Matt Haig’s Reasons to Stay Alive is beautiful, open, honest, genuine, brave, and hopeful. It should be read by everyone – if you’ve been depressed, are depressed, know someone who is/has been depressed. Honestly, if you are alive, this book is for you.
Author: Matt Haig
Genre: Autobiography, memoir
Publisher: Canongate Books
Publication Date: March 5, 2015
Check out the full synopsis on Goodreads.
Have you ever had a book that you were simultaneously unable to wait for and very scared of reading? That was Matt Haig’s Reasons to Stay Alive [Matt is the author of The Humans, which you should ALL know by now that I LOVE]. I’m sure you can tell from the title a little of what it’s about, and you may or may not have been able to guess why I was nervous to read it if you’re a regular reader of my blog. I have never said this outright on my blog, but I am depressed. I have depression. I am a depressive. Do you know how terrified I am to say that on my blog? Petrified. But I’m going to say it because it will make it that much more clear why I needed and appreciated this book. From the very moment I heard about it, I needed it. And thankfully, because I interned at the amazing Canongate Books a couple of years ago, I was able to get an early, digital copy of this one and didn’t have to wait the several weeks it’s going to take for my UK pre-order to get here (though I’m still quite looking forward to my physical copy).
I read this entire book in roughly 4.5 hours. I devoured it. I also cried more than I have probably EVER cried while reading a book. But I also smiled. Maybe not a lot, but it happened. The synopsis says “It’s also an upbeat, joyous and very funny exploration of how to live better, love better, read better and feel more.” I was pleased to find that to be very true. I felt a lot reading this book. I like that Matt mentioned that not everyone’s depression is the same, that you can be both happy and sad at the same time (“just as you can be a sober alcoholic”), and how most people will not be able to see it:
To other people, it sometimes seems like nothing at all. You are walking around with your head on fire and no one can see the flames.

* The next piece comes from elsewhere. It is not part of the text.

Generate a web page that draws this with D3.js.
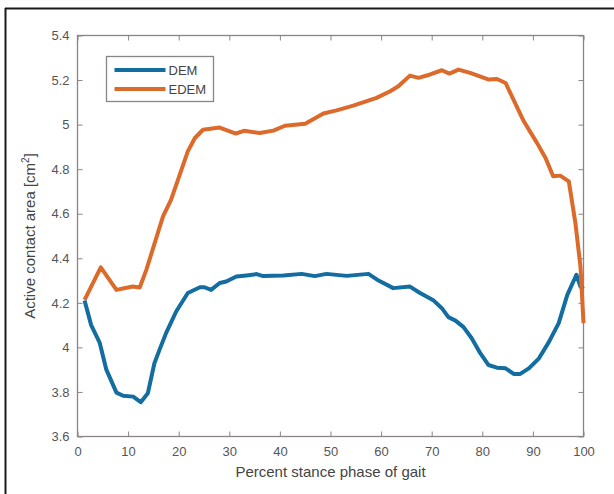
<!DOCTYPE html>
<html>
<head>
<meta charset="utf-8">
<script src="https://cdn.jsdelivr.net/npm/d3@7"></script>
<style>
  body { margin: 0; background: #fff; }
  svg text { font-family: "Liberation Sans", Arial, sans-serif; }
</style>
</head>
<body>
<div id="my_dataviz"></div>
<script>
// data
var demX  = [1.4, 2.7, 4.4, 5.7, 7.7, 9, 11, 12.5, 13.9, 15.2, 16.2, 17.5, 19.5, 21.8, 24.2, 25.1, 26.4, 28.1, 29.4, 31.4, 33.4, 35.4, 36.7, 40.7, 44.3, 46.9, 49.2, 53.2, 57.5, 59.5, 62.4, 65.7, 67.7, 70.4, 72, 73.3, 74.7, 76.3, 77.9, 79.6, 81.2, 82.9, 84.6, 86.2, 87.5, 89.2, 91.2, 93.2, 95.1, 96.8, 98.6, 99.4, 100];
var demY  = [4.21, 4.10, 4.02, 3.90, 3.797, 3.783, 3.779, 3.754, 3.794, 3.929, 3.989, 4.064, 4.161, 4.244, 4.27, 4.27, 4.258, 4.289, 4.296, 4.318, 4.323, 4.329, 4.32, 4.323, 4.33, 4.32, 4.33, 4.321, 4.33, 4.30, 4.266, 4.273, 4.244, 4.21, 4.176, 4.136, 4.12, 4.091, 4.041, 3.974, 3.921, 3.909, 3.906, 3.881, 3.881, 3.906, 3.951, 4.026, 4.109, 4.236, 4.326, 4.273, 4.263];
var edemX = [1.4, 4.6, 7.7, 10.9, 12.3, 13.6, 16.9, 18.5, 21.8, 23.2, 24.8, 28.1, 31.3, 32.9, 36, 38.7, 41, 45, 48.6, 51.2, 54.5, 59.1, 61.8, 63.4, 65.7, 67.4, 69.7, 72, 73.5, 75.3, 77.6, 81.3, 82.9, 84.6, 88.2, 90.8, 92.5, 94, 95.4, 97.1, 98.4, 99.4, 100];
var edemY = [4.213, 4.359, 4.258, 4.273, 4.269, 4.348, 4.588, 4.663, 4.88, 4.94, 4.977, 4.987, 4.96, 4.972, 4.962, 4.973, 4.995, 5.004, 5.05, 5.064, 5.085, 5.12, 5.15, 5.172, 5.22, 5.21, 5.225, 5.244, 5.229, 5.247, 5.232, 5.202, 5.205, 5.187, 5.015, 4.918, 4.85, 4.768, 4.771, 4.745, 4.558, 4.363, 4.109];
var seriesNames = ["DEM", "EDEM"];
var xTicks = [0, 10, 20, 30, 40, 50, 60, 70, 80, 90, 100];
var yTicks = [3.6, 3.8, 4, 4.2, 4.4, 4.6, 4.8, 5, 5.2, 5.4];

var W = 614, H = 494;
var margin = {top: 35.5, right: 30.5, bottom: 57.5, left: 77.5},
    width = W - margin.left - margin.right,
    height = H - margin.top - margin.bottom;

var color = d3.scaleOrdinal().domain(seriesNames).range(["#146da0", "#dc6a2b"]);
var axisColor = "#8a8585";

var root = d3.select("#my_dataviz").append("svg")
    .attr("width", W).attr("height", H);

// figure frame (only left and top edges visible in the crop)
root.append("line").attr("x1", 5.5).attr("x2", 5.5).attr("y1", 8).attr("y2", H)
    .style("stroke", "#1a1a1a").style("stroke-width", 2);
root.append("line").attr("x1", 5).attr("x2", W).attr("y1", 8.5).attr("y2", 8.5)
    .style("stroke", "#1a1a1a").style("stroke-width", 2);

var svg = root.append("g")
    .attr("transform", "translate(" + margin.left + "," + margin.top + ")");

var x = d3.scaleLinear().domain([0, 100]).range([0, width]);
var y = d3.scaleLinear().domain([3.6, 5.4]).range([height, 0]);

// axes, MATLAB style: ticks inside, box on
function styleAxis(g, labels) {
    g.select(".domain").remove();
    g.selectAll(".tick line").style("stroke", axisColor);
    if (labels) {
        g.selectAll(".tick text").style("fill", "#555").style("font-size", "13px");
    } else {
        g.selectAll(".tick text").remove();
    }
}
svg.append("g").attr("transform", "translate(0," + height + ")")
    .call(d3.axisBottom(x).tickValues(xTicks).tickSize(-5).tickPadding(10))
    .call(function(g) { styleAxis(g, true); });
svg.append("g")
    .call(d3.axisTop(x).tickValues(xTicks).tickSize(-5))
    .call(function(g) { styleAxis(g, false); });
svg.append("g")
    .call(d3.axisLeft(y).tickValues(yTicks).tickSize(-5).tickPadding(8).tickFormat(d3.format("")))
    .call(function(g) { styleAxis(g, true); });
svg.append("g").attr("transform", "translate(" + width + ",0)")
    .call(d3.axisRight(y).tickValues(yTicks).tickSize(-5))
    .call(function(g) { styleAxis(g, false); });

svg.append("rect").attr("width", width).attr("height", height)
    .style("fill", "none").style("stroke", axisColor).style("stroke-width", 1.3);

// lines
var line = d3.line().x(function(d) { return x(d[0]); }).y(function(d) { return y(d[1]); });
var series = [
    {name: "DEM",  pts: d3.zip(demX, demY)},
    {name: "EDEM", pts: d3.zip(edemX, edemY)}
];
svg.selectAll("myPath").data(series).enter()
    .append("path")
    .attr("d", function(d) { return line(d.pts); })
    .style("fill", "none")
    .style("stroke", function(d) { return color(d.name); })
    .style("stroke-width", 4)
    .style("stroke-linejoin", "round");

// axis titles
svg.append("text")
    .attr("text-anchor", "middle")
    .attr("x", width / 2)
    .attr("y", height + 40)
    .style("fill", "#444").style("font-size", "15px")
    .text("Percent stance phase of gait");

svg.append("text")
    .attr("text-anchor", "middle")
    .attr("transform", "translate(" + (-43) + "," + (height / 2) + ") rotate(-90)")
    .style("fill", "#444").style("font-size", "15px")
    .text("Active contact area [cm")
    .append("tspan").attr("dy", -6).style("font-size", "10px").text("2")
    .select(function() { return this.parentNode; })
    .append("tspan").attr("dy", 6).text("]");

// legend
var leg = svg.append("g").attr("transform", "translate(" + (106.5 - margin.left) + "," + (56.5 - margin.top) + ")");
leg.append("rect").attr("width", 107).attr("height", 45)
    .style("fill", "#fff").style("stroke", axisColor).style("stroke-width", 1.3);
seriesNames.forEach(function(n, i) {
    var yy = 13.5 + i * 19;
    leg.append("line").attr("x1", 8).attr("x2", 59).attr("y1", yy).attr("y2", yy)
        .style("stroke", color(n)).style("stroke-width", 4);
    leg.append("text").attr("x", 62).attr("y", yy + 5)
        .style("fill", "#444").style("font-size", "13px").text(n);
});
</script>
</body>
</html>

My heart pounded so HARD in my chest practically the entire time I was reading, just as it is beating hard just writing this all down.
Reasons this book made me cry:
– My own sadness and depression
– Matt’s battle with depression
– The feeling that someone could so completely understand me
– The fact that I HATE that I could relate to so much of the book
– The fact that I DON’T WANT to relate to any of it
– The “My Symptoms” section – I related to so many of these that it was a little horrifying. One of them – “A sense of being disconnected, of being a cut-out from another reality”
– “You are on guard to the point of collapse every single moment, while desperately trying to keep afloat, to breathe the air that the people on the bank all around you are breathing as easily as anything.”
– “Minds have their own weather systems. You are in a hurricane. Hurricanes run out of energy eventually. Hold on.”
Matt said at one point he hoped someone else would read his words and that maybe the pain he felt wasn’t for nothing. I know it wasn’t for nothing, but THANK YOU, Matt, for writing this book, for being brave and open and honest, for showing me I wasn’t alone no matter what the depression told me, for telling me that life will wait for me, for The Humans, for all of your words, for being alive.
Let’s get down to the bottom line, shall we? Read this book. Read this book because you have emotions and hopes and feelings. Read this book because you are human and because you are alive. Read this book to live. Reasons to Stay Alive is a celebration of life, books, words, and humanity.
Rating: Honestly, this book defies ratings. How can you rate a book like this? However, I’m sure you can tell that this book will occupy my favorites shelf right next to The Humans forever.